Much children’s pain and suffering is caused by poverty, illiteracy, their absent or abusive parents and other predatory adults. Often, when they run away from home or are deserted they end up in orphanages. In the same world as the uncaring adults are religious people who will help children escape their victimization by offering them guidance, safer, decent homes with prosperous futures. However sometimes this ideal fails and the children fall to newer, lower depths. This is the premise of Orphan Train, a new musical that tells several children's stories through the work of Rev. Charles Brace, founder of The Children's Aid Society.

The play offers very little history of the pragmatic and single-minded Rev. Brace (Thomas-David McDonald), who is doing God’s work and saving the taxpayers money. Especially when the show wants to tell several children's stories as well. Grace Clary as Bridget Flynn and Robert Hager and Barney Reynolds stand out among a group of brilliantly talented young actors. The conflicts of dashed hopes, disappointments, and adjustment to new realities, both good and bad, fill this show with multiple lives extending in many directions. We share their moments of joy and pain through revealing, emotional songs and dialogue.

The children are worldly wise and cynical from street life. However they’re still vulnerable to leering, lecherous, manipulating adults. Miss Pemberton (Katie E. Tomlinson), a dedicated Children’s Aid Society social worker wavers from the mission, then returns to the commitment.
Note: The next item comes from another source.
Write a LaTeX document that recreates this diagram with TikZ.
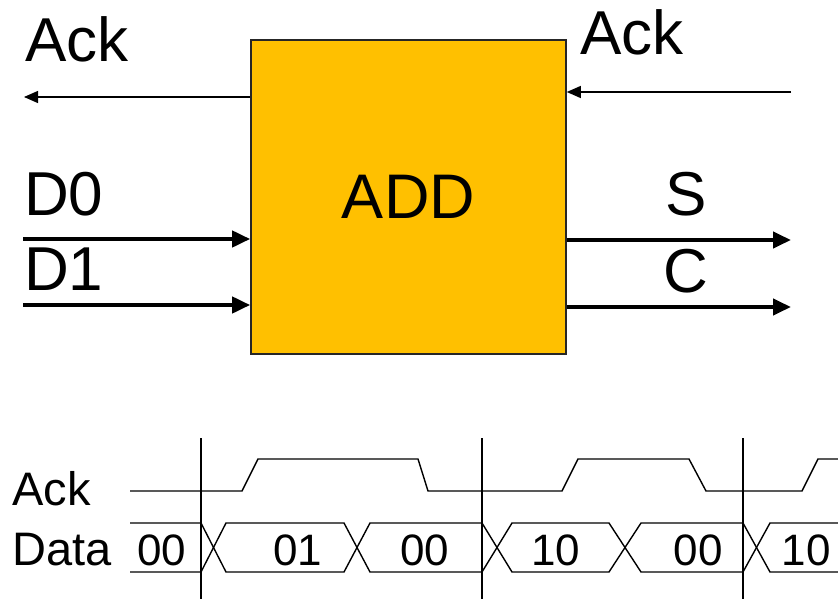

She is notable for her grace with the children and her restrained anger at adults.

The problem for me with this show is that its morality gets in the way of its reality. Among the six children featured, the show highlights the negative experiences of a sexually exploited teenage girl and a gullible and violent teenage boy. They may be “surplus children” who need help, however they’re also teenagers who must learn life’s lessons the same way as the rest of us. We don’t learn anything about them other than that they are victims of adults. Is there a perfect world for children, especially teenagers? Perhaps fewer children’s stories would have given this very capable play the depth this issue deserves.

In the end it’s the children who make this musical a worthy experience. With their poignant songs and stage innocence they make this a message play about the condition of children throughout history. Ultimately, children will be victims unless they have families or dedicated advocates to protect them. Just look at the world’s streets today.